Is rock and roll dead? Not according to The Howling Tongues.
When I first heard “Vivian,” the Atlanta quintet’s ear-blistering anthemic jam, I’d just moved to Atlanta. I grew up in a town so small it barely warrants mentioning. It’s a bump in the road in the southeastern corner of Georgia where The Beatles’ records had been publicly burned in the ‘60s and rock ’n roll was still a four letter word half a century later.
Everything was foreign — exhilarating, thrilling, and at times like a scene from an action movie (hello, I-85 explosion, I’m looking at you!).
That is, until I heard “Vivian.”
My first thought was, “How could I have possibly missed this?”
It was a tour de force of scathing guitar riffs, a rumbling bass line weaving around a shameless groove, and screaming keys. Then there were the raspy, soulful vocals launching a rocket to the moon and bewailing the space vampire Vivian’s unquenchable thirst while boldly refusing to be a part of her new world order. To be honest, I imagined it was some forgotten lovechild of Bowie and The Who, left to the mercies of Jack White’s neurotic irreverence and the Stooges’ primal ferocity, amalgamating in what the band describes as, “a boogie-inducing rock ’n roll hurricane.”
A Frankensteined garage-rock creation of the most bombastic bands of the 70s heyday, The Howling Tongues’ 2016 release Boo Hiss was the result of the Atlanta natives taking full creative control.
Their self-titled LP, released three years prior, gave fans a taste of their reckless, no-holds-barred dedication to the resurrection of rock ’n roll, but it wasn’t until lead singer Davey Rockett, guitarist Nick Magliochetti, bassist Brandon Witcher, drummer Tylor James, and the “mad scientist” organist and pianist Thomas Wainwright hunkered down in their studio to write and demo a grand total of thirty songs that the raucous energy of their live performances were captured on tape.

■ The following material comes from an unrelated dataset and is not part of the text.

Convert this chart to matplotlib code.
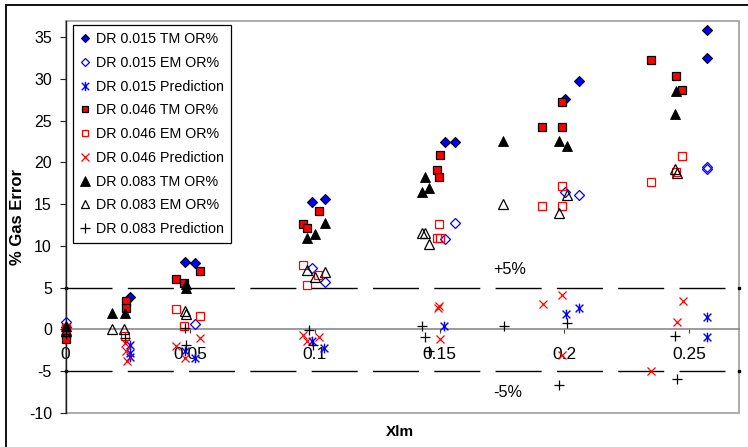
import matplotlib
matplotlib.use("Agg")
import matplotlib.pyplot as plt
from matplotlib.path import Path
from matplotlib.lines import Line2D
from matplotlib.patches import Rectangle

plt.rcParams['font.family'] = ['Liberation Sans', 'DejaVu Sans']

# ---- DR 0.015 ----
dr015_tm_x = [0.0, 0.0257, 0.0478, 0.0518, 0.0989, 0.1040, 0.1522, 0.1562, 0.2004, 0.2059, 0.2570, 0.2570]
dr015_tm_y = [0.3, 3.9, 8.1, 7.95, 15.3, 15.6, 22.5, 22.5, 27.6, 29.8, 32.5, 35.8]
dr015_em_x = [0.0, 0.0519, 0.0989, 0.1039, 0.1523, 0.1562, 0.2001, 0.2059, 0.2570, 0.2570]
dr015_em_y = [0.9, 0.7, 7.4, 5.7, 10.8, 12.8, 16.4, 16.1, 19.4, 19.2]
dr015_pred_x = [0.0, 0.0257, 0.0257, 0.0257, 0.0480, 0.0520, 0.0989, 0.1037, 0.1519, 0.2005, 0.2060, 0.2571, 0.2571]
dr015_pred_y = [-0.5, -1.8, -2.8, -3.3, -2.6, -3.4, -1.4, -2.2, 0.47, 1.9, 2.56, 1.5, -0.9]

# ---- DR 0.046 ----
dr046_tm_x = [0.0, 0.0, 0.0244, 0.0244, 0.0442, 0.0477, 0.0538, 0.0952, 0.0969, 0.1015, 0.1490, 0.1498,
              0.1502, 0.1910, 0.1989, 0.1989, 0.2347, 0.2449, 0.2471]
dr046_tm_y = [-0.5, -1.1, 3.4, 2.6, 6.0, 5.6, 7.0, 12.6, 12.1, 14.2, 19.1, 18.2,
              20.9, 24.2, 24.2, 27.2, 32.3, 30.4, 28.7]
dr046_em_x = [0.0, 0.0237, 0.0442, 0.0477, 0.0538, 0.0952, 0.0969, 0.1013, 0.1489, 0.1498, 0.1502,
              0.1910, 0.1989, 0.1989, 0.2347, 0.2446, 0.2471]
dr046_em_y = [0.2, -0.8, 2.4, 0.47, 1.6, 7.7, 5.3, 6.5, 11.0, 12.6, 11.0,
              14.8, 14.8, 17.2, 17.7, 18.9, 20.75]
dr046_pred_x = [0.0, 0.0237, 0.0244, 0.0248, 0.0442, 0.0478, 0.0541, 0.0953, 0.0969, 0.1016, 0.1495,
                0.1498, 0.1503, 0.1913, 0.1992, 0.1992, 0.2349, 0.2453, 0.2474]
dr046_pred_y = [-0.8, -1.6, -2.6, -3.8, -2.0, -3.4, -1.05, -0.7, -1.4, -0.9, 2.55,
                2.8, -1.1, 3.0, 4.1, -3.0, -5.0, 0.9, 3.35]

# ---- DR 0.083 ----
dr083_tm_x = [0.0, 0.0188, 0.0237, 0.0482, 0.0485, 0.0970, 0.1001, 0.1040, 0.1431, 0.1442, 0.1459,
              0.1755, 0.1980, 0.2011, 0.2445, 0.2449]
dr083_tm_y = [0.4, 1.96, 2.0, 5.4, 5.0, 11.0, 11.4, 12.8, 16.4, 18.2, 16.9,
              22.6, 22.6, 22.0, 25.8, 28.6]
dr083_em_x = [0.0, 0.0188, 0.0234, 0.0479, 0.0485, 0.0970, 0.1000, 0.1041, 0.1431, 0.1442, 0.1459,
              0.1755, 0.1980, 0.2011, 0.2445, 0.2451]
dr083_em_y = [-0.2, 0.04, 0.1, 2.2, 1.8, 7.15, 6.3, 6.9, 11.5, 11.5, 10.2,
              15.0, 14.0, 16.1, 19.2, 18.7]
dr083_pred_x = [0.0, 0.0240, 0.0478, 0.0485, 0.0975, 0.0993, 0.1431, 0.1442, 0.1457, 0.1756,
                0.1980, 0.2011, 0.2445, 0.2453]
dr083_pred_y = [-0.6, -1.0, 0.15, -1.85, -0.1, -1.8, 0.47, -0.9, -2.6, 0.47,
                -6.65, 0.83, -0.77, -5.97]

series_labels = ["DR 0.015 TM OR%", "DR 0.015 EM OR%", "DR 0.015 Prediction",
                 "DR 0.046 TM OR%", "DR 0.046 EM OR%", "DR 0.046 Prediction",
                 "DR 0.083 TM OR%", "DR 0.083 EM OR%", "DR 0.083 Prediction"]

x_ticks = [0, 0.05, 0.1, 0.15, 0.2, 0.25]
x_tick_labels = ["0", "0.05", "0.1", "0.15", "0.2", "0.25"]
y_ticks = [-10, -5, 0, 5, 10, 15, 20, 25, 30, 35]
band_x = [0.0, 0.27]
band_upper = [5, 5]
band_lower = [-5, -5]

# asterisk marker: an X with a vertical stroke
asterisk = Path([(-1, -1), (1, 1), (-1, 1), (1, -1), (0, -1.25), (0, 1.25)],
                [Path.MOVETO, Path.LINETO, Path.MOVETO, Path.LINETO, Path.MOVETO, Path.LINETO])

BLUE = '#0000FF'
RED = '#FF0000'
BLACK = '#000000'

styles = [
    dict(marker='D', ms=4.8, mfc=BLUE, mec=BLACK, mew=0.8),
    dict(marker='D', ms=4.8, mfc='none', mec=BLUE, mew=0.9),
    dict(marker=asterisk, ms=7.0, mfc='none', mec=BLUE, mew=1.0),
    dict(marker='s', ms=5.3, mfc=RED, mec=BLACK, mew=0.9),
    dict(marker='s', ms=5.3, mfc='none', mec=RED, mew=0.9),
    dict(marker='x', ms=6.3, mfc='none', mec=RED, mew=0.9),
    dict(marker='^', ms=7.0, mfc=BLACK, mec=BLACK, mew=0.6),
    dict(marker='^', ms=6.7, mfc='none', mec=BLACK, mew=0.9),
    dict(marker='+', ms=7.0, mfc='none', mec=BLACK, mew=0.9),
]
data = [(dr015_tm_x, dr015_tm_y), (dr015_em_x, dr015_em_y), (dr015_pred_x, dr015_pred_y),
        (dr046_tm_x, dr046_tm_y), (dr046_em_x, dr046_em_y), (dr046_pred_x, dr046_pred_y),
        (dr083_tm_x, dr083_tm_y), (dr083_em_x, dr083_em_y), (dr083_pred_x, dr083_pred_y)]

W, H = 748, 447
fig = plt.figure(figsize=(W / 100, H / 100), dpi=100)
ax = fig.add_axes([65.5 / W, 1 - 413 / H, (739 - 65.5) / W, (413 - 21) / H])
ax.set_xlim(0, 0.27)
ax.set_ylim(-10, 36.93)

# +/-5% bands
dash_on, dash_off = 46 * 0.72, 15.3 * 0.72
for yy in (band_upper, band_lower):
    ax.plot(band_x, yy, color=BLACK, lw=1.0, dashes=(dash_on, dash_off),
            marker='s', ms=1.8, mfc=BLACK, mec=BLACK, clip_on=False, zorder=2)
ax.text(0.1713, 7.15, "+5%", fontsize=11.7, ha='left', va='center')
ax.text(0.1713, -7.6, "-5%", fontsize=11.7, ha='left', va='center')

handles = []
for (xs, ys), st, lab in zip(data, styles, series_labels):
    ln, = ax.plot(xs, ys, linestyle='none', label=lab, clip_on=False, zorder=3, **st)
    handles.append(ln)

# spines / axes
for s in ('top', 'right'):
    ax.spines[s].set_visible(False)
ax.spines['bottom'].set_position(('data', 0))
ax.spines['bottom'].set_color('#808080')
ax.spines['bottom'].set_linewidth(1.1)
ax.spines['left'].set_color('#202020')
ax.spines['left'].set_linewidth(1.0)
ax.add_patch(Rectangle((0, 0), 1, 1, transform=ax.transAxes, fill=False,
                       edgecolor='#A6A6A6', lw=1.3, clip_on=False, zorder=0))

ax.set_xticks(x_ticks)
ax.set_xticklabels(x_tick_labels)
ax.set_yticks(y_ticks)
ax.set_yticklabels([str(v) for v in y_ticks])
ax.tick_params(axis='x', direction='out', length=3, width=0.8, color='#404040',
               pad=9.5, labelsize=12.5)
ax.tick_params(axis='y', direction='out', length=4.3, width=0.8, color='#202020',
               pad=5.5, labelsize=11.5)

leg = ax.legend(handles=handles, loc='upper left', bbox_to_anchor=(7 / 673.5, (413 - 25) / 392),
                borderaxespad=0, frameon=True, fancybox=False, shadow=False,
                fontsize=10.3, handlelength=0.8, handletextpad=0.35, borderpad=0.5,
                labelspacing=0.68, markerscale=0.95, edgecolor=BLACK, framealpha=1)
leg.get_frame().set_linewidth(0.9)
leg.set_zorder(5)

fig.text(18 / W, 1 - 217 / H, "% Gas Error", rotation=90, ha='center', va='center',
         fontsize=12, fontweight='bold')
fig.text(400 / W, 1 - 432 / H, "Xlm", ha='center', va='center', fontsize=11, fontweight='bold')

# outer chart frame (top and left edges)
fig.add_artist(Line2D([6 / W, 6 / W], [0, 1 - 5 / H], transform=fig.transFigure,
                      color='#101010', lw=1.4))
fig.add_artist(Line2D([6 / W, 1], [1 - 5 / H, 1 - 5 / H], transform=fig.transFigure,
                      color='#101010', lw=1.4))

fig.savefig("out.png", dpi=100)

For the first time in a long time, no producer was guiding the band’s sound or making decisions for them.
In some ways, it was reminiscent of the bands’ conception during a week-long ice storm in 2011, when the childhood friends and lifelong musicians were trapped in the basement together with only a pile of rock records at their disposal. Left to their imaginations, the recording process was electric, at times bordering on ingenious insanity reminiscent of John Lennon during the Abbey Road days (though, as far as I know, none of The Howling Tongues asked to be hung upside down from the ceiling and swung around a microphone to create a modulating vocal effect).
The live room became a laboratory where procedure went up in smoke: they experimented with tones, tunings, and sounds, ran vocals through a guitar amp and pedals, and worked and reworked parts until they and engineer T.J. Elias (Blackberry Smoke, Walk the Moon, Third Day) reached what I’ve found so often eludes musicians: satisfaction.
The result? A gritty, power-packed nine-song offering to the gods of rock ’n roll.
From the first overdriven rift of “Raw Power in a Red Dress,” the “brazen bastard stepchild of The Stooges’ “Raw Power” and The Hollies’ “Long Cool Woman (In A Black Dress),” to the final note of “S.O.S.,” a compulsory hip-shaker that I envisioned losing my voice screaming along to in any stadium in the world. From top to bottom, Boo Hiss offered children of the seventies a mixed drink of nostalgia and excitement while exposing the lurid glamour of rock and roll to a new generation of music lovers.
In the almost two years following the release, this band of brothers has done anything but slow down. Remember that cover of Creedence Clearwater Revival’s “Around the Bend” in the Wrangler commercial, the one that left you asking an empty room, “who is that?” Ladies and gentlemen, The Howling Tongues.
Following a national tour in early 2017 with Austin, Texas’s enigmatic indie royalty Leopold and His Fiction, the Tongues made a triumphant return to New York’s storied rock club, Arlene’s Grocery, leaving crowds dazed and confused by their signature one-two-punch of a rock show at Fort Collins, Colorado’s Aggie Theatre. In April 2018, years of late nights, long drives, and dogged dedication to the music paid off when they were tapped to play their biggest show to date: opening for 2018 Rock and Roll Hall of Fame Inductee Bon Jovi at Atlanta’s Philips Arena in front of 21,000 people.
But if you ask them — or anyone in the crowd at one of their hometown shows what the most exciting aspect of the group is, the answer might surprise you. It’s not the commercial placements, the arena shows and festivals in front of thousands of fans, or their highly anticipated 2018 release, set for late summer. It’s the heart behind the music, the brotherhood and camaraderie on and off stage, and the realization that yes, it’s still possible for five people to come together with one goal: to make the best rock record in the world.
Call it high-minded, call it cocky — hell, if you’re a real cynic, call it impossible. The Howling Tongues just call it rock ’n roll.